Dubrovnik: The medieval City Designed Around Quarantine

Dubrovnik: The medieval City Designed Around Quarantine, by Kristin Vukovic.

The word “quarantine” has Italian roots: in an effort to protect coastal cities from the Black Death ravaging 14th-Century Europe, ships arriving in Venice from infected ports were required to sit at anchor for 40 days (quaranta giorni) before landing, a practice that eventually became known as quarantine – derived from ‘quarantino’, the Italian word for a 40-day period. …

The city’s Great Council passed a ground-breaking law in 1377 to prevent the spread of the pandemic requiring all incoming ships and trade caravans arriving from infected areas to submit to 30 days of isolation.
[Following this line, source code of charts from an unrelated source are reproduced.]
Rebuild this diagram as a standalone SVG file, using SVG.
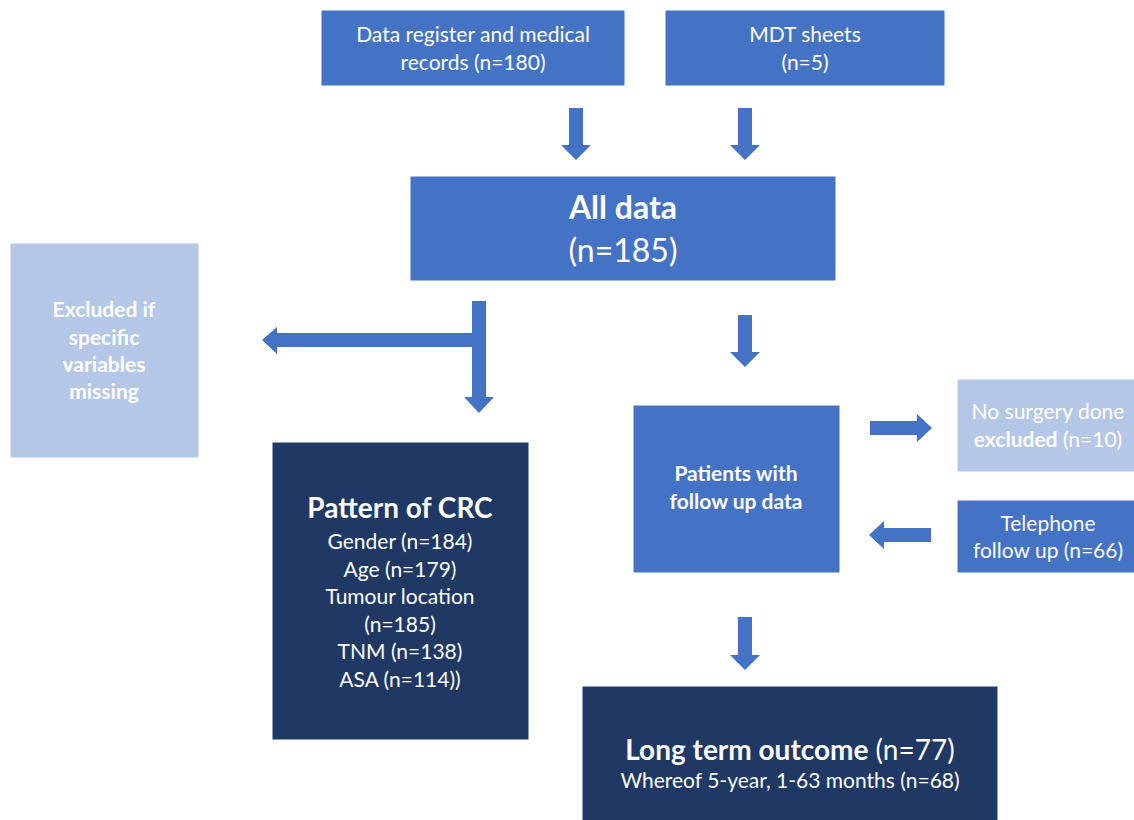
<svg xmlns="http://www.w3.org/2000/svg" width="1134" height="820" viewBox="0 0 1134 820">
<style>
.mid{fill:#4472C4}
.dark{fill:#203864}
.light{fill:#B4C7E7}
.box{stroke:#ffffff;stroke-width:1}
text{font-family:Lato,"Open Sans","Liberation Sans",sans-serif;fill:#ffffff;text-anchor:middle}
.b{font-weight:bold}
.arr{fill:#4472C4}
</style>
<rect width="1134" height="820" fill="#ffffff"/>
<g id="connectors">
<polygon class="arr" points="569,108 583,108 583,145 591,145 576,160 561,145 569,145"/>
<polygon class="arr" points="738,108 752,108 752,145 760,145 745,160 730,145 738,145"/>
<polygon class="arr" points="472,301 486,301 486,397 494,397 479,413 464,397 472,397 472,347 277,347 277,354 262,340 277,327 277,333 472,333"/>
<polygon class="arr" points="738,315 752,315 752,352 760,352 745,367 730,352 738,352"/>
<polygon class="arr" points="870,421 917,421 917,414 932,428 917,442 917,435 870,435"/>
<polygon class="arr" points="931,528 884,528 884,521 869,535 884,549 884,542 931,542"/>
<polygon class="arr" points="738,617 752,617 752,655 760,655 745,670 730,655 738,655"/>
</g>
<g id="n-register">
<rect class="mid box" x="321" y="10" width="304" height="76"/>
<text x="473" y="42" font-size="21">Data register and medical</text>
<text x="473" y="70" font-size="21">records (n=180)</text>
</g>
<g id="n-mdt">
<rect class="mid box" x="665" y="10" width="280" height="76"/>
<text x="805" y="42" font-size="21">MDT sheets</text>
<text x="805" y="70" font-size="21">(n=5)</text>
</g>
<g id="n-alldata">
<rect class="mid box" x="410" y="176" width="426" height="105"/>
<text class="b" x="623" y="219" font-size="32">All data</text>
<text x="623" y="262" font-size="32">(n=185)</text>
</g>
<g id="n-excluded">
<rect class="light box" x="10" y="243" width="189" height="215"/>
<text class="b" x="104" y="317" font-size="21">Excluded if</text>
<text class="b" x="104" y="345" font-size="21">specific</text>
<text class="b" x="104" y="372" font-size="21">variables</text>
<text class="b" x="104" y="399" font-size="21">missing</text>
</g>
<g id="n-pattern">
<rect class="dark box" x="272" y="442" width="257" height="298"/>
<text class="b" x="400" y="518" font-size="28">Pattern of CRC</text>
<text x="400" y="549" font-size="21">Gender (n=184)</text>
<text x="400" y="577" font-size="21">Age (n=179)</text>
<text x="400" y="604" font-size="21">Tumour location</text>
<text x="400" y="632" font-size="21">(n=185)</text>
<text x="400" y="659" font-size="21">TNM (n=138)</text>
<text x="400" y="687" font-size="21">ASA (n=114))</text>
</g>
<g id="n-patients">
<rect class="mid box" x="633" y="405" width="207" height="168"/>
<text class="b" x="736" y="481" font-size="21">Patients with</text>
<text class="b" x="736" y="509" font-size="21">follow up data</text>
</g>
<g id="n-nosurgery">
<rect class="light box" x="957" y="379" width="180" height="93"/>
<text x="1048" y="419" font-size="21">No surgery done</text>
<text x="1048" y="447" font-size="21"><tspan class="b">excluded</tspan> (n=10)</text>
</g>
<g id="n-telephone">
<rect class="mid box" x="957" y="500" width="180" height="73"/>
<text x="1048" y="531" font-size="21">Telephone</text>
<text x="1048" y="558" font-size="21">follow up (n=66)</text>
</g>
<g id="n-longterm">
<rect class="dark box" x="582" y="686" width="416" height="140"/>
<text x="790" y="760" font-size="28"><tspan class="b">Long term outcome</tspan> (n=77)</text>
<text x="790" y="788" font-size="21">Whereof 5-year, 1-63 months (n=68)</text>
</g>
</svg>
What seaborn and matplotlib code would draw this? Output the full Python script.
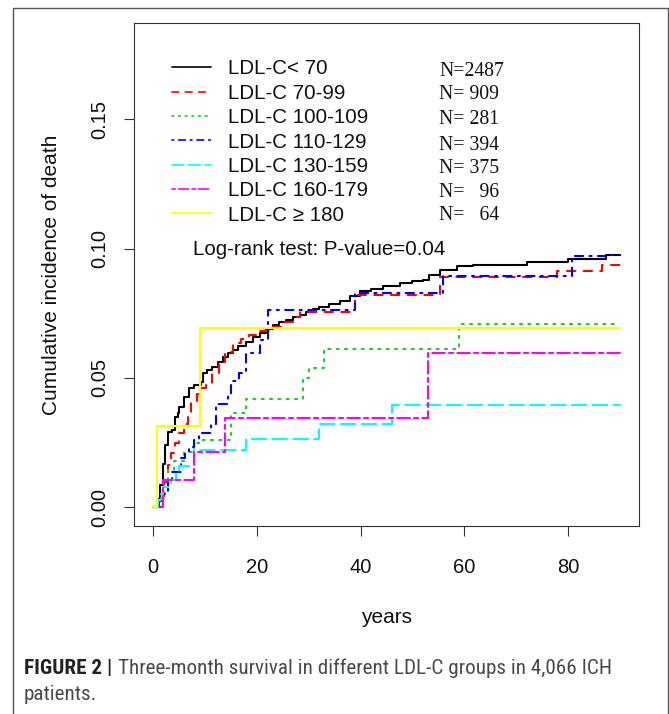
import numpy as np
import pandas as pd
import matplotlib
matplotlib.use("Agg")
import matplotlib.pyplot as plt
import seaborn as sns
from matplotlib.lines import Line2D
from matplotlib.patches import Rectangle
from matplotlib import font_manager

# ---------------- data ----------------
groups = ["LDL-C< 70", "LDL-C 70-99", "LDL-C 100-109", "LDL-C 110-129",
          "LDL-C 130-159", "LDL-C 160-179", "LDL-C \u2265 180"]
counts = ["N=2487", "N= 909", "N= 281", "N= 394", "N= 375", "N=   96", "N=   64"]

black_t = [0, 1.2, 1.4, 1.9, 2.4, 2.9, 3.8, 4.2, 4.8, 5.1, 6.1, 7.0, 8.0, 9.3, 9.6, 10.5,
           11.5, 12.5, 13.5, 14.5, 15.4, 16.5, 18, 19.3, 20.6, 21.8, 23.1, 24.4, 25.7, 27,
           28.3, 29.5, 30.8, 32.1, 34, 36, 38, 39.9, 42, 44.4, 47.6, 50, 52.1, 53.1, 55.3,
           58.5, 61.7, 72, 80, 87.2, 90]
black_v = [0, 0.0032, 0.0085, 0.0169, 0.0240, 0.0292, 0.0298, 0.0350, 0.0363, 0.0389,
           0.0428, 0.0460, 0.0473, 0.0486, 0.0518, 0.0531, 0.0544, 0.0560, 0.0583, 0.0595,
           0.0609, 0.0625, 0.0641, 0.0657, 0.0673, 0.0690, 0.0705, 0.0715, 0.0725, 0.0735,
           0.0744, 0.0755, 0.0766, 0.0776, 0.0786, 0.0796, 0.0815, 0.0835, 0.0845, 0.0854,
           0.0867, 0.0873, 0.0880, 0.0899, 0.0919, 0.0934, 0.0938, 0.0947, 0.0960, 0.0977,
           0.0977]

red_t = [0, 1.5, 1.9, 2.2, 3.0, 3.5, 4.2, 5.1, 6.1, 6.7, 7.4, 8.5, 9.3, 10.3, 11.5, 12.8,
         14.0, 15.4, 17.0, 18.5, 20.6, 23.1, 25.0, 27.0, 28.3, 38.9, 55.2, 77.8, 86.5, 90]
red_v = [0, 0.0011, 0.0044, 0.0099, 0.0165, 0.0209, 0.0247, 0.0286, 0.0324, 0.0363,
         0.0402, 0.0440, 0.0460, 0.0479, 0.0520, 0.0563, 0.0600, 0.0634, 0.0650, 0.0665,
         0.0680, 0.0699, 0.0715, 0.0735, 0.0757, 0.0822, 0.0890, 0.0912, 0.0938, 0.0938]

green_t = [0, 1, 2, 3, 4, 6, 8, 9, 15, 18, 29, 30, 33, 59, 90]
green_v = [0, 0.0036, 0.0107, 0.0143, 0.0180, 0.0215, 0.0250, 0.0260, 0.0363, 0.0417,
           0.0500, 0.0538, 0.0611, 0.0708, 0.0708]

blue_t = [0, 1, 2, 3, 3.8, 5.4, 6.2, 7.0, 8.0, 9.0, 11.2, 12.2, 14.4, 15.1, 16.7, 18.0,
          20.6, 22.2, 38.9, 55.9, 80.7, 87.2, 90]
blue_v = [0, 0.0025, 0.0051, 0.0102, 0.0137, 0.0189, 0.0210, 0.0234, 0.0260, 0.0286,
          0.0324, 0.0400, 0.0434, 0.0490, 0.0518, 0.0596, 0.0647, 0.0764, 0.0828, 0.0895,
          0.0970, 0.0977, 0.0977]

cyan_t = [0, 1, 1.5, 2, 3.5, 4.5, 5, 8, 18, 32, 46, 90]
cyan_v = [0, 0.0027, 0.0053, 0.0080, 0.0107, 0.0133, 0.0160, 0.0221, 0.0266, 0.0322,
          0.0395, 0.0395]

magenta_t = [0, 1.9, 8, 14, 53, 90]
magenta_v = [0, 0.0104, 0.0214, 0.0346, 0.0596, 0.0596]

yellow_t = [0, 0.8, 9.1, 90]
yellow_v = [0, 0.0315, 0.0695, 0.0695]

times = [black_t, red_t, green_t, blue_t, cyan_t, magenta_t, yellow_t]
values = [black_v, red_v, green_v, blue_v, cyan_v, magenta_v, yellow_v]

xticks = [0, 20, 40, 60, 80]
yticks = [0.00, 0.05, 0.10, 0.15]
ytick_labels = ["0.00", "0.05", "0.10", "0.15"]

# ---------------- style ----------------
colors = ["#000000", "#ff0000", "#22cc22", "#0000ff", "#00ffff", "#ff00ff", "#ffff00"]
dash_list = [(), (4, 4), (1, 3), (1, 3, 4, 3), (7, 3), (2, 2, 6, 2), ()]
palette = dict(zip(groups, colors))
dashes = dict(zip(groups, dash_list))

sns.set_theme(style="ticks")
plt.rcParams["font.family"] = ["Liberation Sans", "DejaVu Sans"]
plt.rcParams["lines.dash_capstyle"] = "round"
plt.rcParams["axes.edgecolor"] = "#333333"
plt.rcParams["xtick.color"] = "#333333"
plt.rcParams["ytick.color"] = "#333333"

W, H = 669, 714
fig = plt.figure(figsize=(W / 100, H / 100), dpi=100)
fig.patch.set_facecolor("white")
L, R, T, B = 133.5, 639.0, 23.0, 526.0
ax = fig.add_axes([L / W, 1 - B / H, (R - L) / W, (B - T) / H])


def fx(x):
    return x / W


def fy(y):
    return 1 - y / H


rows = []
for g, tt, vv in zip(groups, times, values):
    for a, b in zip(tt, vv):
        rows.append({"time": a, "inc": b, "group": g})
df = pd.DataFrame(rows)

sns.lineplot(data=df, x="time", y="inc", hue="group", style="group",
             hue_order=groups, style_order=groups, palette=palette, dashes=dashes,
             estimator=None, sort=False, drawstyle="steps-post", linewidth=1.5,
             legend=False, ax=ax)

ax.set_xlim(-3.7, 93.6)
ax.set_ylim(-0.0072, 0.1872)
ax.set_xticks(xticks)
ax.set_yticks(yticks)
ax.set_yticklabels(ytick_labels, rotation=90, va="center")
ax.tick_params(axis="both", direction="out", length=7.2, width=0.8, labelsize=14.5,
               labelcolor="#111111")
ax.tick_params(axis="x", pad=15.5)
ax.tick_params(axis="y", pad=10)
for s in ax.spines.values():
    s.set_linewidth(0.8)
    s.set_visible(True)

ax.set_xlabel("years", fontsize=15, color="#111111")
ax.set_ylabel("Cumulative incidence of death", fontsize=15, color="#111111")
ax.xaxis.set_label_coords(0.5, (B - 608) / (B - T))
ax.yaxis.set_label_coords((61 - L) / (R - L), 0.5)

# legend
handles = []
for c, d in zip(colors, dash_list):
    h = Line2D([], [], color=c, lw=1.2)
    if d:
        h.set_dashes(d)
    handles.append(h)
leg = ax.legend(handles, groups, loc="upper left",
                bbox_to_anchor=(fx(171.7), fy(59.5)), bbox_transform=fig.transFigure,
                frameon=False, fontsize=14.8, handlelength=1.9, handletextpad=0.85,
                labelspacing=0.26, borderpad=0, borderaxespad=0)
for txt in leg.get_texts():
    txt.set_color("#111111")

n_y = [71.7, 94.3, 120, 146, 168.3, 192.7, 215]
for lab, yy in zip(counts, n_y):
    fig.text(fx(439), fy(yy), lab, fontsize=14.2, va="center", ha="left",
             family=["Liberation Serif", "DejaVu Serif"], color="#111111")

fig.text(fx(193), fy(249.5), "Log-rank test: P-value=0.04", fontsize=14.8,
         va="center", ha="left", color="#111111")

# outer frame
fig.add_artist(Rectangle((fx(13), -0.01), fx(667.5) - fx(13), fy(7.5) + 0.01,
                         transform=fig.transFigure, fill=False, ec="#555555", lw=1.0))

# caption
avail = {f.name for f in font_manager.fontManager.ttflist}
cap_fam = "Liberation Sans"
for cand in ["Liberation Sans Narrow", "Roboto Condensed", "Open Sans Condensed", "Roboto"]:
    if cand in avail:
        cap_fam = cand
        break

fs = 13.0
cap_x0, cap_y1, cap_y2 = 24.0, 668.0, 694.5
for _ in range(3):
    for t in list(fig.texts):
        if getattr(t, "_is_caption", False):
            t.remove()
    t1 = fig.text(fx(cap_x0), fy(cap_y1), "FIGURE 2 |", fontsize=fs, weight="bold",
                  va="center", ha="left", family=cap_fam, color="#222222")
    t1._is_caption = True
    fig.canvas.draw()
    rend = fig.canvas.get_renderer()
    bb1 = t1.get_window_extent(rend)
    t2 = fig.text((bb1.x1 + fs * 0.35) / W, fy(cap_y1),
                  "Three-month survival in different LDL-C groups in 4,066 ICH",
                  fontsize=fs, va="center", ha="left", family=cap_fam, color="#4a4a4a")
    t2._is_caption = True
    t3 = fig.text(fx(cap_x0), fy(cap_y2), "patients.", fontsize=fs, va="center",
                  ha="left", family=cap_fam, color="#4a4a4a")
    t3._is_caption = True
    fig.canvas.draw()
    bb2 = t2.get_window_extent(fig.canvas.get_renderer())
    width = bb2.x1 - cap_x0
    fs = fs * (585.0 / width)

fig.savefig("out.png", dpi=100, facecolor="white")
The legislation … stipulated that anyone coming from pernicious places must spend a month in the nearby town of Cavtat or the island of Mrkan for the purpose of disinfection before entering the medieval walled city. …

Dubrovnik was the first Mediterranean port to sequester people, animals and merchandise coming from infected areas by sea or land, keeping them separate from the healthy population, while Venice stopped all ships and trade, halting life in the city. The Ragusan Republic imposed very strict punishments and fines for offenders who did not follow the 30-day quarantine law (trentine, as the term was written in a document found in the Archives of Dubrovnik, dated 27 July 1377). In the beginning, quarantine was 30 days, but it was eventually prolonged to 40 days as in Venice. …

“Initially, quarantine accommodation was poor, improvised, in huts, tents, and sometimes in the open air. The benefit of huts was that they could easily be burnt down as a disinfection measure,” [Ana Bakija-Konsuo, MD-PhD] said.